If you're looking for something more colorful than dwarf trees, there are plenty of dwarf flowers out there. Want to see a bunch of cheerful sunflowers but don't want them towering above you? Not a problem. The dwarf variety only grows to be 12 to 18 inches high. As with the trees, there are dwarf varieties of almost every type of flower.

Dwarf flowers are an excellent choice for containers and window boxes. Make sure your container has drainage holes so that the roots of your plant don't get flooded and rot. Use a good mix of soil, and then start planting! Because it's such a small space, consider the aesthetics of the end result. Get a lot of variety and texture to make something that is visually stunning and has depth.

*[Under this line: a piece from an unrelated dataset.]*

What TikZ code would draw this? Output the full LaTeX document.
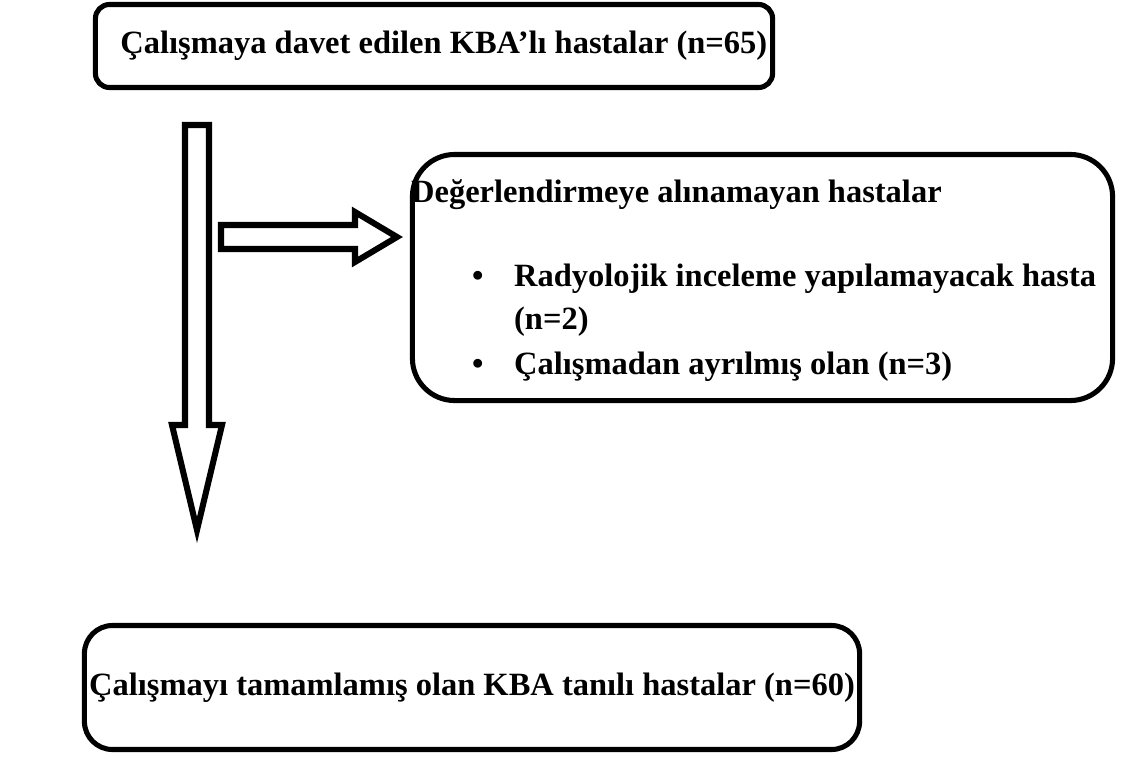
\documentclass[tikz,border=0pt]{standalone}
\usepackage{fontspec}
\setmainfont{Liberation Serif}
\usetikzlibrary{calc}

\begin{document}
\begin{tikzpicture}[
  x=0.025cm, y=-0.025cm,
  font=\fontsize{23.1}{29}\selectfont\bfseries,
  stage/.style={
    draw,
    line width=3.6pt,
    inner sep=0pt
  },
  entry/.style={
    anchor=base west,
    inner sep=0pt
  },
  fat/.style={
    draw,
    fill=white,
    line width=4.3pt,
    line join=miter
  }
]

  \useasboundingbox (0,0) rectangle (1132,758);

  % Patient flow boxes, top to bottom.
  \node[stage, rounded corners=10, minimum width=16.925cm, minimum height=2.075cm]
    (invited) at (434,46) {\hspace*{14pt}Çalışmaya davet edilen KBA’lı hastalar (n=65)};
  \node[stage, rounded corners=30, minimum width=17.5cm, minimum height=6.15cm]
    (excluded) at (762.5,277.5) {};
  \node[stage, rounded corners=20, minimum width=19.375cm, minimum height=3.1cm]
    (completed) at (472,687.5) {Çalışmayı tamamlamış olan KBA tanılı hastalar (n=60)};

  % Text of the exclusion box.
  \node[entry] (exctitle) at ($(excluded.north west)+(1,50.5)$) {Değerlendirmeye alınamayan hastalar};
  \node[entry] (bulleta)  at ($(excluded.north west)+(62,134.5)$) {•};
  \node[entry] (itema)    at ($(excluded.north west)+(104,134.5)$) {Radyolojik inceleme yapılamayacak hasta};
  \node[entry] (itemaa)   at ($(excluded.north west)+(104,177.5)$) {(n=2)};
  \node[entry] (bulletb)  at ($(excluded.north west)+(62,222.5)$) {•};
  \node[entry] (itemb)    at ($(excluded.north west)+(104,222.5)$) {Çalışmadan ayrılmış olan (n=3)};

  % Block arrows.
  \coordinate (down) at (197,125);
  \coordinate (side) at (221,237);

  \draw[fat] ($(down)+(-12,0)$) -- ($(down)+(12,0)$) -- ($(down)+(12,300)$)
    -- ($(down)+(25,300)$) -- ($(down)+(0,405)$) -- ($(down)+(-25,300)$)
    -- ($(down)+(-12,300)$) -- cycle;

  \draw[fat] ($(side)+(0,-12)$) -- ($(side)+(134,-12)$) -- ($(side)+(134,-25)$)
    -- ($(side)+(176,0)$) -- ($(side)+(134,25)$) -- ($(side)+(134,12)$)
    -- ($(side)+(0,12)$) -- cycle;

\end{tikzpicture}
\end{document}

There are even dwarf varieties of fruit trees, which can be beautiful ornamental houseplants. The dwarf pomegranate tree only grows to be about 2 feet high and has vivid orange and red trumpet-shaped flowers. The fruit it bears is coral red and edible. Please be sure to check whether the fruit of a particular dwarf tree is edible, which is not always the case. Dwarf pomegranate trees are also able to withstand bonsai training and are highly prized by florists in the making of Christmas wreaths, but they cannot survive temperatures lower than 40 F.

The benefits of gardening are many: stress relief, activity, the satisfaction of watching something grow, etc. Having a garden space is also an excellent way to teach kids responsibility. Don't let a perceived lack of space keep you from reaping the benefits. Find some space; find an appropriate plant; and dig in!